▶ _Given exercise_
Find out how many lines of the material contain the string "seaborn" and give only that figure.

▶ _Data in this exercise_
- - -
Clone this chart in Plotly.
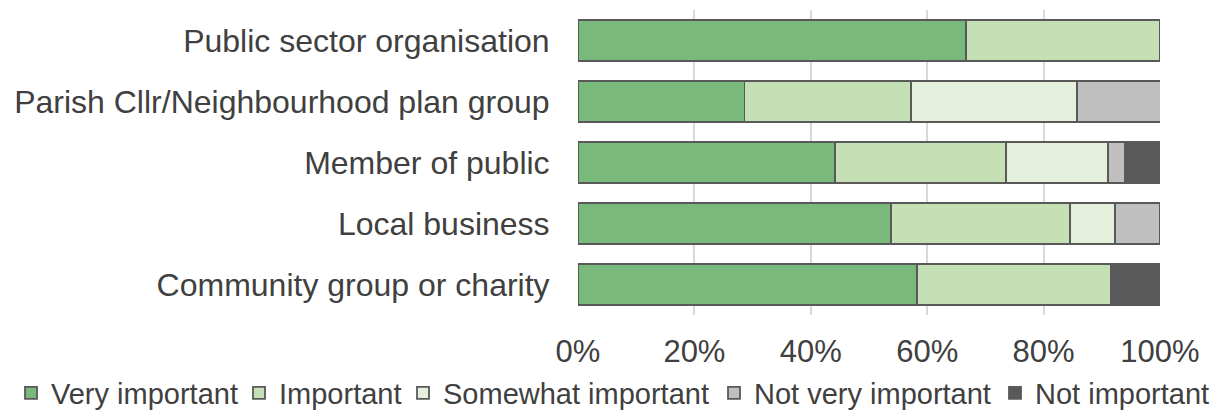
- - -
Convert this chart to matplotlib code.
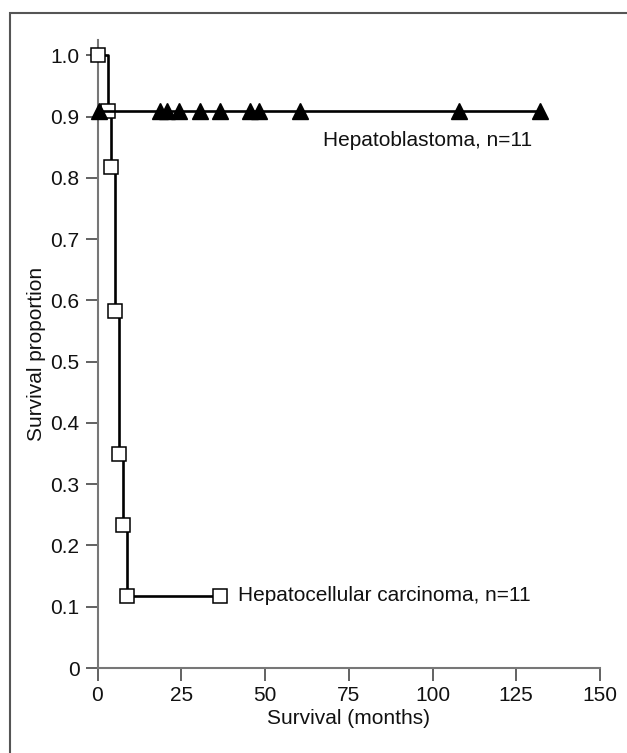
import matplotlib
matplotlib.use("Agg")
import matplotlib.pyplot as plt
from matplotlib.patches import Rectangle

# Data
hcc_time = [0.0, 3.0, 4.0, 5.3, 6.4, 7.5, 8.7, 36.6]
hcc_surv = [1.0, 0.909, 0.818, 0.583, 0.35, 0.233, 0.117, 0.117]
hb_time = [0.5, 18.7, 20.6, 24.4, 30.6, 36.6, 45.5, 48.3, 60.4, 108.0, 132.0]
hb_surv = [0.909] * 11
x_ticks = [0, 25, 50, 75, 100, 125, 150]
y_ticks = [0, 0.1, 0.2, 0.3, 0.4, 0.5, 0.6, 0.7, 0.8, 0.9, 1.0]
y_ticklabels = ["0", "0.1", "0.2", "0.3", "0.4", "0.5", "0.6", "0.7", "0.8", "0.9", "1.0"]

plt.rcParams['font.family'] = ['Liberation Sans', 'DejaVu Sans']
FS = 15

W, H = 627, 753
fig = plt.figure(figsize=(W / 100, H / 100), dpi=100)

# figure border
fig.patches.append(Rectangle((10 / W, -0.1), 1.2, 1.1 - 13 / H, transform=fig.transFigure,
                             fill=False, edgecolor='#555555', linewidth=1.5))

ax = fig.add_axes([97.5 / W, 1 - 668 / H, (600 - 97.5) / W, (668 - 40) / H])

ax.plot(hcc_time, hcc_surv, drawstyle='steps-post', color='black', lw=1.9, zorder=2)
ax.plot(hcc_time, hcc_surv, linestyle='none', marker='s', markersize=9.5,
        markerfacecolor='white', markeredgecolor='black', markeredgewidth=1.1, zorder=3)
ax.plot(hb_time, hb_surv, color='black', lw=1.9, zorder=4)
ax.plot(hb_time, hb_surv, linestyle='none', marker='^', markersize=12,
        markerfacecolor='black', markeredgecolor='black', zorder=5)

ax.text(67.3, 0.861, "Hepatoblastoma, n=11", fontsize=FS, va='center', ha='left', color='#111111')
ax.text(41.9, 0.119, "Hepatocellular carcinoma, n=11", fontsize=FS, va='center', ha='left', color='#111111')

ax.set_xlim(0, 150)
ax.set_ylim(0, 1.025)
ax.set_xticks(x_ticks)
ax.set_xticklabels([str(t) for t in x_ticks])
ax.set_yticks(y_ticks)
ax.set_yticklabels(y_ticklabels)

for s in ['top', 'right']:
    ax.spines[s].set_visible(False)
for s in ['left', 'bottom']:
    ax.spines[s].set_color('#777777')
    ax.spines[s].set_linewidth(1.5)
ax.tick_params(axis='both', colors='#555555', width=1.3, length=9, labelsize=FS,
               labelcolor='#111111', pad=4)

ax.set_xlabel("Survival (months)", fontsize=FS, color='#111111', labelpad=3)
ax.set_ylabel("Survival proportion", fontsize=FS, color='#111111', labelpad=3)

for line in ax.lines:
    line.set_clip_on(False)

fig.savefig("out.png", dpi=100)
- - -
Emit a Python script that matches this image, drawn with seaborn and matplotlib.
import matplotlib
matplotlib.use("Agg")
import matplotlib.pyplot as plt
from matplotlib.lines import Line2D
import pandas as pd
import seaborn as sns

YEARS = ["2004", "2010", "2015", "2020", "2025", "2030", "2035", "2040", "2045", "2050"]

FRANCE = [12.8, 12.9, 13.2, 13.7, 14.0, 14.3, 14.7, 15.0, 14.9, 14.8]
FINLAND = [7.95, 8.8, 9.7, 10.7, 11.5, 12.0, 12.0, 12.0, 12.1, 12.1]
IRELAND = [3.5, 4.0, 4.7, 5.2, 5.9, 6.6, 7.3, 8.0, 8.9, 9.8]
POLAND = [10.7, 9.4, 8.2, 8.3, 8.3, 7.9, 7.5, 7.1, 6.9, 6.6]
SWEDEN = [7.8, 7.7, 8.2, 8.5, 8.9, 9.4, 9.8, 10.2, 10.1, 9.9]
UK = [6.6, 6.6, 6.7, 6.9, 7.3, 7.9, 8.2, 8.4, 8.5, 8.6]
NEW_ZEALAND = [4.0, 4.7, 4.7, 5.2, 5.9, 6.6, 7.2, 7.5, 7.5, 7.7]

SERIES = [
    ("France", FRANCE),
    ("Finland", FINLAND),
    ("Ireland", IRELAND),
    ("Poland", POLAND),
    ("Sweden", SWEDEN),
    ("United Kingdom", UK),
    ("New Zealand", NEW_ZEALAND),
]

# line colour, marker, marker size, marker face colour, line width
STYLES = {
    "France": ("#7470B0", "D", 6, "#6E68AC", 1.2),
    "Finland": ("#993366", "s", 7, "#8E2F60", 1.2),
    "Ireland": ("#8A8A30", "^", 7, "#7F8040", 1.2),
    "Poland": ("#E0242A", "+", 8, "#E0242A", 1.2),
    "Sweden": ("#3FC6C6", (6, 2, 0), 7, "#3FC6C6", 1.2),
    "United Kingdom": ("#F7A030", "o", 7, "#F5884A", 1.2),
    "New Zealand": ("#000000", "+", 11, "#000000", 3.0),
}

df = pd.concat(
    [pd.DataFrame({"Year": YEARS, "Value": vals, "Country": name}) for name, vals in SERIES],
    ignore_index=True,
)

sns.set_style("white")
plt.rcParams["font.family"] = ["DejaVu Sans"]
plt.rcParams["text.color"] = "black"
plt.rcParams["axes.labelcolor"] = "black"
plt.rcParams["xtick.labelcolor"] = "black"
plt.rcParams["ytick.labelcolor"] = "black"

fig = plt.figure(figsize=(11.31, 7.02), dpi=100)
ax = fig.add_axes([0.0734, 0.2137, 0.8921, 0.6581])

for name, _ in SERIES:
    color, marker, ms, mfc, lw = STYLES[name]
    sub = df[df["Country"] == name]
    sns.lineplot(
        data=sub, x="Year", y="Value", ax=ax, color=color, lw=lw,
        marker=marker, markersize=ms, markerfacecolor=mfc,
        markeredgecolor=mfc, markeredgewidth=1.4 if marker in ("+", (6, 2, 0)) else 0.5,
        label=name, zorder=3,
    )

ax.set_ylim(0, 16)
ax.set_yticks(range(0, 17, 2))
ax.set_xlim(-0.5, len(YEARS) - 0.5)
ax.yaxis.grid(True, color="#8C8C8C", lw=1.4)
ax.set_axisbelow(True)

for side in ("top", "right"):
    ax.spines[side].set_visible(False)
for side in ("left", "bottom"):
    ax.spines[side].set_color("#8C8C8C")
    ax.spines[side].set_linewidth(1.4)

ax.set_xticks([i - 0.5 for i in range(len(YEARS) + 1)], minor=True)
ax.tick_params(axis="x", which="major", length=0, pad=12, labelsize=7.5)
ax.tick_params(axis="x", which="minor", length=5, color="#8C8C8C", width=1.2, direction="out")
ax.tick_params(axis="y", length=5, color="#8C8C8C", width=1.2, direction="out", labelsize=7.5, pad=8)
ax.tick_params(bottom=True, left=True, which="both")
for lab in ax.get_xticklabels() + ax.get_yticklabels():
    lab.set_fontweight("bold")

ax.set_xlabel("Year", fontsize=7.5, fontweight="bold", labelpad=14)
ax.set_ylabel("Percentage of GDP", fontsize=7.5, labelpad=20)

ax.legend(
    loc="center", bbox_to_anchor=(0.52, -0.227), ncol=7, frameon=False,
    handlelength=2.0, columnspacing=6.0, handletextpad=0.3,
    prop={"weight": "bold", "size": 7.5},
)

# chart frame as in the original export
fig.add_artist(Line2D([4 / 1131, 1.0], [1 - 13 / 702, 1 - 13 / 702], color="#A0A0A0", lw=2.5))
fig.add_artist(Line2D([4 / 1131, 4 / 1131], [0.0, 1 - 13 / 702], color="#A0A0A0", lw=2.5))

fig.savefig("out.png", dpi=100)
- - -
▶ _Correct output_
2